Clayton told attendees at the Southern Applied Research Association’s (SARA) annual meeting in Taber in early March that the new models will provide increased opportunities for research groups, industry and producers. They emphasize public-private partnerships as the foundation of the research strategy going forward. “The models will capture resources from all the science capacity in this country – public, private, academia,” he said.
Agri-science clusters are one aspect of the new models. These clusters are meant to be non-profit driven, industry-led concentrations of scientific expertise for a particular sector, such as oilseeds, beef or dairy. The industry will manage the research portfolio and will have a direct role in commercialization and technology transfer, said Clayton.
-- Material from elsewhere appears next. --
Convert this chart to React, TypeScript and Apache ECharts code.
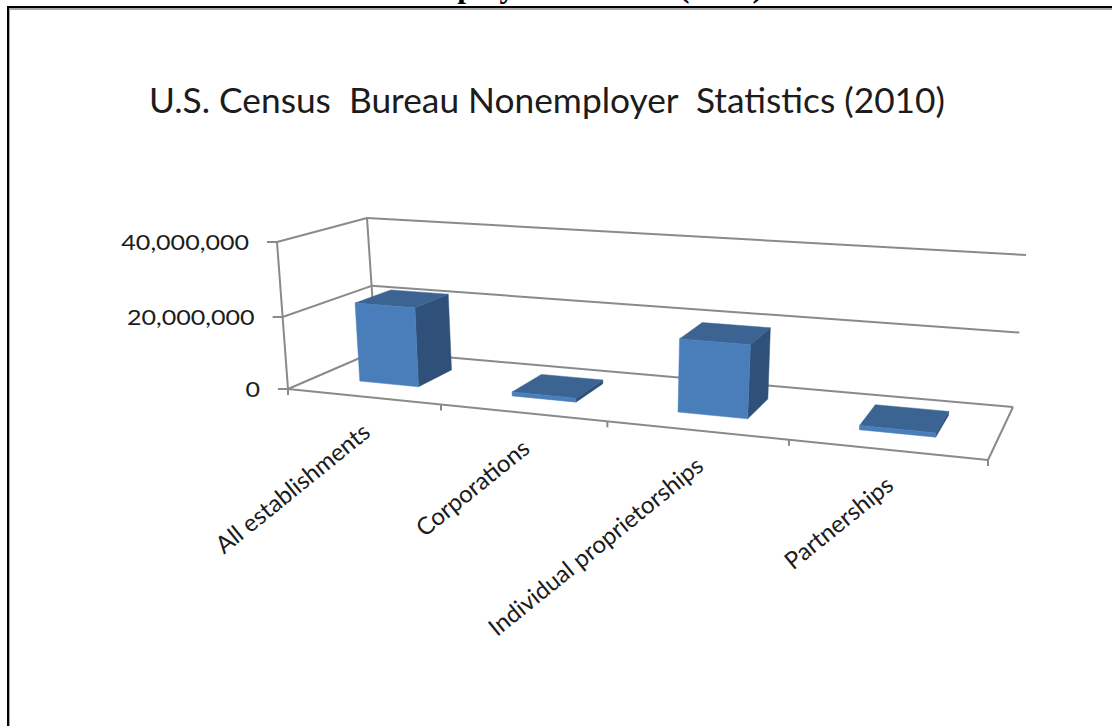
import React, { useEffect, useRef } from "react";
import * as echarts from "echarts";

const TITLE = "U.S. Census  Bureau Nonemployer  Statistics (2010)";
const HEADER = "Nonemployer Statistics (2010)";
const categories = ["All establishments", "Corporations", "Individual proprietorships", "Partnerships"];
const establishments = [22100000, 1100000, 19500000, 1100000];
const yTicks = [0, 20000000, 40000000];

const LINE = "#8a8a8a";
const FRONT = "#4a7ebb";
const TOP = "#3b6492";
const SIDE = "#2f5079";
const TEXT = "#1c1c1c";
const FONT = "Lato";

type P = [number, number];
// Corners of the 3D box on screen: front/back, bottom/top, left/right
const FBL: P = [288, 389], FBR: P = [988, 460], BBL: P = [376, 351], BBR: P = [1013, 407];
const FTL: P = [277, 242], FTR: P = [1004, 292], BTL: P = [367, 218], BTR: P = [1026, 255];
const lerp = (a: P, b: P, t: number): P => [a[0] + (b[0] - a[0]) * t, a[1] + (b[1] - a[1]) * t];
const persp = (t: number, a: number) => (a * t) / (1 + (a - 1) * t);
function project(u: number, v: number, d: number): P {
  const uu = persp(u, 0.839);
  const vv = persp(v, 0.96);
  const bottom = lerp(lerp(FBL, FBR, uu), lerp(BBL, BBR, uu), d);
  const top = lerp(lerp(FTL, FTR, uu), lerp(BTL, BTR, uu), d);
  return lerp(bottom, top, vv);
}
const seg = (a: P, b: P) => ({
  type: "line",
  shape: { x1: a[0], y1: a[1], x2: b[0], y2: b[1] },
  style: { stroke: LINE, lineWidth: 2 },
});
const poly = (pts: P[], fill: string) => ({
  type: "polygon",
  shape: { points: pts },
  style: { fill, stroke: fill, lineWidth: 0.5 },
});

const DEPTH_FRONT = 0.32;
const DEPTH_BACK = 0.74;
const BAR_SHARE = 0.395;

export default function App() {
  const ref = useRef<HTMLDivElement>(null);
  useEffect(() => {
    document.body.style.margin = "0";
    const chart = echarts.init(ref.current!, null, { renderer: "svg" });
    const frac = (params: any, api: any, cat: number, val: number): P => {
      const cs = params.coordSys;
      const c = api.coord([cat, val]);
      return [(c[0] - cs.x) / cs.width, (cs.y + cs.height - c[1]) / cs.height];
    };
    chart.setOption({
      animation: false,
      backgroundColor: "#fff",
      title: {
        text: TITLE,
        left: 144,
        top: 77,
        textStyle: { fontFamily: FONT, fontSize: 35.3, fontWeight: "normal", color: TEXT },
      },
      grid: { left: 288, top: 242, width: 700, height: 147 },
      xAxis: { type: "category", data: categories, show: false },
      yAxis: { type: "value", min: 0, max: 40000000, interval: 20000000, show: false },
      graphic: [
        {
          type: "text",
          x: 763,
          y: -30,
          style: {
            text: HEADER,
            fontFamily: "Liberation Serif",
            fontWeight: "bold",
            fontSize: 31.5,
            fill: "#000",
            align: "right",
          },
        },
        { type: "rect", shape: { x: 7, y: 6, width: 1105, height: 2 }, style: { fill: "#000" } },
        { type: "rect", shape: { x: 9, y: 8, width: 1103, height: 2 }, style: { fill: "#a6a6a6" } },
        { type: "rect", shape: { x: 7, y: 6, width: 2, height: 720 }, style: { fill: "#000" } },
        { type: "rect", shape: { x: 9, y: 8, width: 1, height: 718 }, style: { fill: "#a6a6a6" } },
      ],
      series: [
        {
          type: "custom",
          name: "frame",
          coordinateSystem: "cartesian2d",
          data: yTicks.map((t) => [0, t]),
          encode: { x: 0, y: 1 },
          silent: true,
          z: 1,
          renderItem: (params: any, api: any) => {
            const value = api.value(1);
            const [, v] = frac(params, api, 0, value);
            const a = project(0, v, 0), b = project(0, v, 1), c = project(1, v, 1);
            const children: any[] = [seg(a, b), seg(b, c), seg([a[0] - 10, a[1]], a)];
            if (params.dataIndex === 0) {
              children.push(seg(project(0, 0, 0), project(1, 0, 0)));
              children.push(seg(project(1, 0, 0), project(1, 0, 1)));
              children.push(seg(project(0, 0, 0), project(0, 1, 0)));
              children.push(seg(project(0, 0, 1), project(0, 1, 1)));
              categories.forEach((_, k) => {
                const u = k / categories.length;
                const q = project(u, 0, 0);
                children.push(seg(q, [q[0], q[1] + 6]));
              });
              const q = project(1, 0, 0);
              children.push(seg(q, [q[0], q[1] + 6]));
            }
            return { type: "group", children };
          },
        },
        {
          type: "custom",
          name: "Establishments",
          coordinateSystem: "cartesian2d",
          data: establishments.map((v, i) => [i, v]),
          encode: { x: 0, y: 1 },
          z: 2,
          renderItem: (params: any, api: any) => {
            const i = api.value(0);
            const [uc, v] = frac(params, api, i, api.value(1));
            const half = (api.size([1, 0])[0] * BAR_SHARE) / 2 / params.coordSys.width;
            const u0 = uc - half, u1 = uc + half;
            const d0 = DEPTH_FRONT, d1 = DEPTH_BACK;
            const fbl = project(u0, 0, d0), fbr = project(u1, 0, d0);
            const ftl = project(u0, v, d0), ftr = project(u1, v, d0);
            const bbr = project(u1, 0, d1), btl = project(u0, v, d1), btr = project(u1, v, d1);
            return {
              type: "group",
              children: [
                poly([fbr, bbr, btr, ftr], SIDE),
                poly([ftl, ftr, btr, btl], TOP),
                poly([fbl, fbr, ftr, ftl], FRONT),
              ],
            };
          },
        },
        {
          type: "custom",
          name: "yLabels",
          coordinateSystem: "cartesian2d",
          data: yTicks.map((t) => [0, t]),
          encode: { x: 0, y: 1 },
          silent: true,
          z: 3,
          renderItem: (params: any, api: any) => {
            const value = api.value(1);
            const [, v] = frac(params, api, 0, value);
            const a = project(0, v, 0);
            return {
              type: "text",
              x: a[0] - 28,
              y: a[1],
              scaleX: 1.14,
              style: {
                text: value.toLocaleString("en-US"),
                fontFamily: FONT,
                fontSize: 22,
                fill: TEXT,
                align: "right",
                verticalAlign: "middle",
              },
            };
          },
        },
        {
          type: "custom",
          name: "xLabels",
          coordinateSystem: "cartesian2d",
          data: categories.map((_, i) => [i, 0]),
          encode: { x: 0, y: 1 },
          silent: true,
          z: 3,
          renderItem: (params: any, api: any) => {
            const i = api.value(0);
            const [u] = frac(params, api, i, 0);
            const a = project(u, 0, 0);
            return {
              type: "text",
              x: a[0] + 3,
              y: a[1] + 31,
              rotation: (39 * Math.PI) / 180,
              style: {
                text: categories[i],
                fontFamily: FONT,
                fontSize: 24,
                fill: TEXT,
                align: "right",
                verticalAlign: "middle",
              },
            };
          },
        },
      ],
    });
    return () => chart.dispose();
  }, []);
  return <div ref={ref} style={{ width: 1112, height: 726 }} />;
}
Only six to 12 clusters will be formed across the country, with projects having a possible value of approximately $20 million over four years, although details have not been finalized. Due to the large scale of these projects, significant industry cash will be required.
Clayton said the best example of an existing agri-science cluster is Novalait in Quebec. It’s a non-profit corporate entity with a board of representatives from the dairy value chain and the province, operating as a regional-based model. Novalait collects research funding from the private sector, which in turn develops research priorities.
Clayton said another program expected in April might be more accessible for research groups such as SARA since the agri-science clusters are more focused on industry. It will provide stakeholders greater access to all science capacity to support innovative ideas and market opportunities. This program will require private sector investment to cost-share projects with an estimated value of approximately $4 million. Clayton said there could be 150 to 200 of these projects in the country, although all program details are dependent on Treasury Board approval.
“The purpose of these projects is to accelerate pre-commercialization of new agri-products and processes, and to create new value chains in agriculture,” said Clayton. “Our interest at Agriculture Canada is to get knowledge from science into commercialization to make agriculture more competitive.”
While the new programs target applied research with extensive industry involvement, other ongoing research will continue at the various research centres across the country. “Change has been going on in farming in this country since Confederation. We’re constantly doing things differently,” said Clayton.
When the Conservatives came to power in 2006, they developed the Advantage Canada document to maximize the impact of government’s investments in research and create a business environment conducive to innovation. “Canada has always been very good at discovery,” said Clayton. “The one thing we didn’t have was getting knowledge developed into commercialization.”
In 2007, the government reinforced its commitment to scientific research by identifying four core principles: world class research, focus on priorities, encourage partnerships, and encourage accountability.